Next!

Near the next door neighbours

The interestingly named Wells-next- the-Sea in Norfolk.

‘The end is nigh, the end is near, the end is bound to come next year.’ As doom and gloom goes, this prediction is not only charming – impeccable metre, simple but correct rhyme – but also linguistically interesting.

Its main attraction lies in the three words beginning with n: nigh, near and next. Say them out loud – does anything strike you? If not, let me help you by spelling them the Old English way: neah, near, niehsta. Rather like near, nearer, nearest, aren’t they? Or like high, higher, highest, for that matter. And that’s no coincidence, because they were indeed degrees of comparison, as grammarians call them: the positive neah meaning ‘near’, the comparative near meaning ‘nearer’ and the superlative niehsta meaning ‘nearest’.

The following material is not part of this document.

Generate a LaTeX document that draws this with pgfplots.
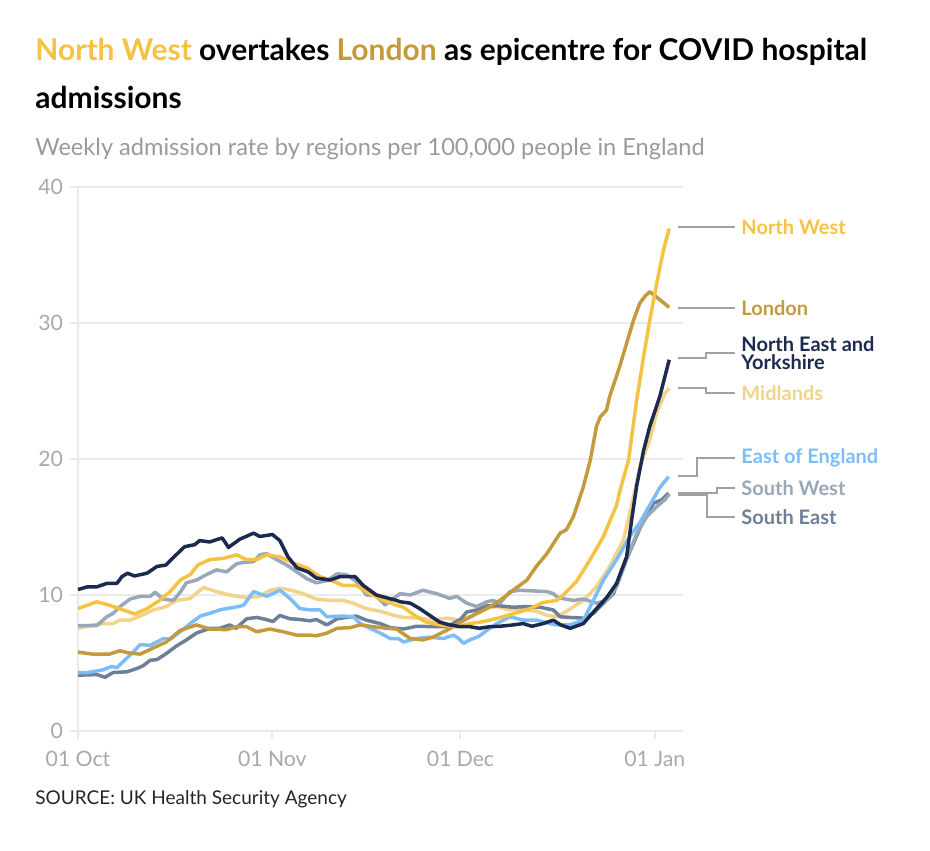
\documentclass[border=0pt]{standalone}
\usepackage{pgfplots}
\pgfplotsset{compat=1.18}
\usetikzlibrary{calc}
\usepackage{fontspec}
\setmainfont{Lato}
\definecolor{cNW}{HTML}{F6C244}
\definecolor{cLon}{HTML}{C49A3C}
\definecolor{cNEY}{HTML}{1B2A4E}
\definecolor{cMid}{HTML}{F2D38A}
\definecolor{cEoE}{HTML}{7DBDF7}
\definecolor{cSW}{HTML}{98A8B8}
\definecolor{cSE}{HTML}{6E8098}
\definecolor{cGrid}{HTML}{EAEAEA}
\definecolor{cTick}{HTML}{A8A8A8}
\definecolor{cLead}{HTML}{A0A0A0}
\definecolor{cSub}{HTML}{9A9A9A}
\begin{document}
\begin{tikzpicture}
\begin{axis}[
  name=main, scale only axis,
  width=302.5pt, height=272pt,
  xmin=0, xmax=96.5, ymin=0, ymax=40,
  axis x line=bottom, axis y line=left,
  axis line style={-, draw=cGrid, line width=1pt},
  ytick={0,10,20,30,40},
  xtick={0,31,61,92},
  xticklabels={01 Oct,01 Nov,01 Dec,01 Jan},
  ymajorgrids, grid style={cGrid, line width=1pt},
  tick align=outside, major tick length=4pt,
  tick style={cGrid, line width=1pt},
  /pgf/number format/assume math mode=true,
  ticklabel style={text=cTick, font=\fontsize{10.6}{13}\selectfont},
  xticklabel style={yshift=-2.5pt},
  every axis plot/.append style={line width=1.75pt, line join=round, no marks},
  clip=false,
]
\addplot[cMid] coordinates {(0,7.55)(2.4,7.8)(4,7.9)(5.6,7.9)(6.7,8.15)(8.3,8.15)(9.9,8.45)(12,8.9)(14.1,9.15)(15.7,9.6)(17.9,9.75)(20,10.55)(22.1,10.25)(24.2,10.0)(26.9,9.8)(29,9.9)(30.6,10.35)(32.2,10.5)(34,10.35)(35.9,10.1)(38,9.7)(40.2,9.6)(42.3,9.6)(43.9,9.4)(46,9.0)(48.2,8.8)(50.8,8.45)(51.9,8.35)(54.5,8.3)(56.7,8.15)(58.8,8.3)(61,8.15)(63,8.5)(64.6,9.0)(66.8,9.15)(68.9,8.9)(71,8.95)(73.2,8.8)(74.8,8.5)(76.3,8.4)(77.4,8.65)(80.6,9.6)(82.7,10.6)(84.8,12.1)(87,14.05)(88.6,17.2)(89.6,19.4)(91.2,21.4)(92.3,23.4)(93.6,24.8)(94.3,25.2)};
\addplot[cSE] coordinates {(0,4.1)(3,4.15)(4.3,3.95)(5.6,4.3)(7.8,4.35)(9.4,4.6)(10.4,4.8)(11.5,5.2)(12.6,5.25)(14.1,5.7)(15.7,6.25)(17.3,6.7)(18.9,7.2)(21,7.55)(22.6,7.55)(24.2,7.8)(25.2,7.55)(26.9,8.25)(28.5,8.35)(30,8.2)(31.1,8.05)(32.2,8.5)(33.8,8.25)(35.4,8.2)(37,8.1)(38,8.2)(39.7,7.8)(41.3,8.25)(42.8,8.35)(44.4,8.45)(46,8.15)(48.2,7.9)(49.8,7.6)(51.9,7.5)(54,7.7)(56.7,7.67)(58.8,7.67)(61,8.2)(62,8.75)(63.6,8.9)(65.2,9.2)(67.3,9.2)(69.4,9.1)(71.6,9.15)(73.7,9.1)(75.8,8.9)(76.9,8.4)(78.5,8.35)(80.6,8.3)(82.2,8.65)(83.8,9.4)(85.4,10.1)(87,12.1)(88.6,13.8)(90.2,15.5)(91.8,16.75)(93.1,17.0)(94.2,17.5)};
\addplot[cSW] coordinates {(0,7.75)(3,7.75)(4.6,8.4)(5.6,8.65)(6.7,9.15)(8.3,9.7)(9.9,9.9)(11.5,9.9)(12.3,10.2)(13.6,9.7)(15.2,9.6)(16.3,10.2)(17.3,10.9)(18.9,11.1)(20.5,11.5)(22.1,11.85)(23.7,11.7)(25.3,12.3)(26.4,12.4)(28,12.45)(29,12.95)(30,13.05)(31.7,12.6)(33.3,12.2)(34.9,11.7)(36.5,11.2)(38,10.9)(39.7,11.05)(41.3,11.55)(42.8,11.5)(44.4,11.0)(46,10.0)(47.4,10.0)(49,9.25)(49.8,9.6)(51.4,10.1)(53,10.0)(55,10.35)(57.2,10.1)(59.3,9.75)(60.4,9.9)(62,9.4)(63.6,9.15)(65.2,9.5)(66.2,9.6)(67.3,9.4)(68.9,10.25)(70.5,10.35)(72.6,10.3)(74.8,10.25)(75.8,10.1)(76.6,9.8)(79,9.6)(80.6,9.7)(82.7,9.4)(84.3,9.6)(85.9,10.6)(87.5,12.6)(89.1,14.5)(90.7,15.75)(92.3,16.5)(93.6,17.0)(94.3,17.4)};
\addplot[cEoE] coordinates {(0,4.3)(1.6,4.3)(4,4.5)(5.4,4.75)(6.2,4.65)(7.2,5.1)(8.8,5.8)(9.9,6.35)(11.5,6.3)(12.6,6.55)(13.6,6.8)(14.7,6.75)(16.3,7.3)(17.9,7.9)(19.5,8.45)(21,8.65)(22.6,8.9)(23.7,9.0)(25.6,9.15)(26.4,9.25)(28,10.25)(30.1,9.9)(32.2,10.35)(33.8,9.75)(35.4,9.0)(37,8.9)(38.6,8.9)(39.7,8.4)(42.3,8.45)(43.9,8.4)(45,7.9)(46.6,7.55)(48.2,7.2)(49.8,6.8)(51.1,6.8)(51.9,6.55)(54,6.8)(56.1,6.9)(58.3,6.8)(59.9,7.05)(60.7,6.8)(61.5,6.45)(62.5,6.7)(63.9,6.95)(65.2,7.4)(66.8,7.9)(68.9,8.4)(71,8.15)(73.2,8.15)(75.3,7.9)(76.3,7.8)(78.5,7.8)(80.6,8.15)(82.2,9.6)(83.8,11.1)(85.9,12.6)(88,14.3)(89.6,15.3)(91.2,16.6)(92.8,17.9)(94.2,18.7)};
\addplot[cLon] coordinates {(0,5.8)(2.4,5.65)(5,5.65)(6.7,5.9)(8,5.75)(9.9,5.65)(12,6.1)(14.1,6.55)(16.3,7.4)(18.9,7.8)(21,7.5)(23.7,7.45)(25.3,7.67)(26.9,7.67)(28.5,7.3)(30.6,7.5)(32.7,7.3)(34.9,7.05)(37,7.05)(38,7.0)(39.7,7.2)(41.3,7.55)(43.4,7.6)(45,7.8)(47.1,7.67)(49.2,7.55)(50.8,7.5)(51.4,7.3)(53,6.8)(55,6.7)(56.6,6.9)(58.8,7.4)(61,8.0)(63,8.5)(65.2,9.0)(67.3,9.6)(69.4,10.35)(71.6,11.1)(73.1,12.1)(74.8,13.05)(76.9,14.55)(77.9,14.8)(79,15.75)(80.6,17.95)(81.7,19.9)(82.7,22.4)(83.3,23.1)(84.3,23.6)(84.8,24.6)(86.4,26.8)(87.5,28.5)(88.6,30.2)(89.6,31.45)(90.5,32.0)(91.2,32.3)(92.3,31.9)(94.3,31.15)};
\addplot[cNW] coordinates {(0,9.0)(3,9.5)(5,9.25)(7.2,8.9)(9.1,8.6)(11,9.0)(13,9.6)(14.7,10.25)(16.3,11.1)(17.9,11.5)(19.1,12.2)(21,12.6)(23.2,12.7)(25.3,12.95)(26.9,12.6)(28.5,12.6)(30,12.95)(32.2,12.8)(34.3,12.35)(36.5,12.0)(38.6,11.35)(40.2,11.1)(42.3,10.7)(44.4,10.7)(46.6,10.1)(48.7,9.6)(50.8,9.25)(51.9,9.1)(54,8.4)(55.6,8.0)(57.7,7.8)(60.4,7.67)(62.5,7.9)(64.1,8.0)(65.7,8.15)(67.8,8.4)(70,8.7)(72.1,9.0)(74.2,9.45)(76.3,9.6)(77.4,10.0)(79.5,11.0)(81.7,12.6)(83.8,14.3)(84.8,15.4)(85.9,16.6)(86.4,17.6)(87.8,19.9)(89.1,24.3)(90.2,27.5)(91.2,30.2)(92.3,32.9)(93.4,35.4)(94.3,36.95)};
\addplot[cNEY] coordinates {(0,10.4)(1.5,10.6)(3,10.6)(4.6,10.85)(6.2,10.85)(7,11.35)(7.9,11.6)(9,11.4)(11,11.6)(12.6,12.1)(14,12.2)(15.3,12.8)(17,13.55)(18.6,13.7)(19.4,14.0)(21,13.9)(23,14.2)(24,13.5)(25.8,14.1)(28,14.55)(29,14.3)(31,14.45)(32.2,14.0)(33.5,12.8)(34.9,12.0)(36.7,11.7)(38,11.25)(40.2,11.1)(41.8,11.35)(44.2,11.35)(45.5,10.7)(47.6,10.0)(49.2,9.8)(50.8,9.6)(51.4,9.5)(53,9.4)(54.5,9.0)(56.1,8.5)(57.7,8.0)(59.3,7.8)(61,7.67)(62.5,7.67)(64,7.55)(65.7,7.67)(67.3,7.7)(69.4,7.8)(71,7.9)(72.4,7.7)(74.2,7.9)(75.8,8.15)(77,7.8)(78.5,7.55)(80.6,7.9)(82.7,9.0)(84.3,9.8)(85.9,10.85)(87.5,12.8)(88.3,15.5)(89.1,18.0)(90.2,20.6)(91.2,22.4)(92.8,24.6)(94.3,27.3)};
\end{axis}
\coordinate (TL) at ($(main.origin)+(-39pt,365.5pt)$);
\pgfresetboundingbox
\useasboundingbox (TL) rectangle ++(465pt,-425pt);
\begin{scope}[shift={(TL)}, x=0.5pt, y=-0.5pt]
\node[anchor=base west, inner sep=0, font=\fontsize{15}{17}\selectfont\bfseries] at (35,61) {\textcolor{cNW}{North West} overtakes \textcolor{cLon}{London} as epicentre for COVID hospital};
\node[anchor=base west, inner sep=0, font=\fontsize{15}{17}\selectfont\bfseries] at (35,109) {admissions};
\node[anchor=base west, inner sep=0, text=cSub, font=\fontsize{11.8}{13}\selectfont] at (35,156) {Weekly admission rate by regions per 100,000 people in England};
\node[anchor=base west, inner sep=0, text=black!85, font=\fontsize{9.5}{11}\selectfont] at (35,804) {SOURCE: UK Health Security Agency};
\begin{scope}[draw=cLead, line width=0.75pt]
\draw (678,227)--(735,227);
\draw (678,308)--(735,308);
\draw (678,358)--(706,358)--(706,353)--(735,353);
\draw (678,388)--(706,388)--(706,393)--(735,393);
\draw (678,476)--(697,476)--(697,458)--(735,458);
\draw (678,493)--(717,493)--(717,488)--(735,488);
\draw (678,495)--(707,495)--(707,517)--(735,517);
\end{scope}
\begin{scope}[every node/.style={anchor=west, inner sep=0, font=\fontsize{10}{9}\selectfont\bfseries}]
\node[text=cNW] at (741,227) {North West};
\node[text=cLon] at (741,308) {London};
\node[text=cNEY, align=left] at (741,353.5) {North East and\\Yorkshire};
\node[text=cMid] at (741,393) {Midlands};
\node[text=cEoE] at (741,458) {East of England};
\node[text=cSW] at (741,488) {South West};
\node[text=cSE] at (741,517) {South East};
\end{scope}
\end{scope}
\end{tikzpicture}
\end{document}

Much has changed since, obviously: their spellings, the pronunciations, but most remarkably their grammatical functions. Nigh is nowadays an adjective, but mostly an adverb: “It is nigh impossible.” Near has several functions, but their meaning has conserved next to nothing of the old comparative; it’s more like ‘close by’ or ‘close to’. Next has changed even more: its main meaning is now ‘following’, as in ‘the next day’. Combined with to, it means ‘beside’ or ‘almost’. The modern words nearer and nearest were formed later, after near had become a positive rather than a comparative.

Things get even wilder when German and Dutch are brought into the story. Back in the days when English had neah for ‘near’, they had nah. As in English, the adjective and its degrees of comparison have changed a great deal, but in different and even more productive ways.

Modern German has no fewer than five descendants: a preposition nach for ‘to’ or ‘after’, and all of four adjectives: nah, näher, nähest are simply the old degrees of comparison, quite faithfully maintained, while nächst is very similar to our adjective next in meaning, formation and even pronunciation.

Dutch has done it differently again. Here, the adjectival meaning of na, nader and naast is mostly figurative and rather formal, though expressions such as nader onderzoek for ‘closer inspection’ and naaste omgeving for ‘direct environment’ are not uncommon. But remarkably, all three forms also survive in high-frequency prepositions: na is ‘after’, naar (a shortened version of nader) is ‘to, toward’ and naast means ‘next to’, ‘beside’.

Love thy neighbour
As if this weren’t enough, at least one English noun bears traces of the old n(e)ah: neighbour. The last syllable comes from a word meaning ‘dweller’, so a neighbour is simply somebody ‘dwelling nigh’ – or to put it in more modern terms, ‘living next door’. German and Dutch have words with the same roots: Nachbar and nabuur (though in modern Dutch, the na- is usually dropped).

But neighbour also has a specialised religious meaning, as in the Biblical imperative ‘Love thy neighbour’. Here, German and Dutch do not use their usual Nachbar and (na)buur. Instead, they call this particular type of neighbour Nächster and naaste respectively, literally ‘next’ or ‘nearest’. And why not? After all, if thou lovest thy neighbours, this brings them even closer to thee than merely ‘nigh’.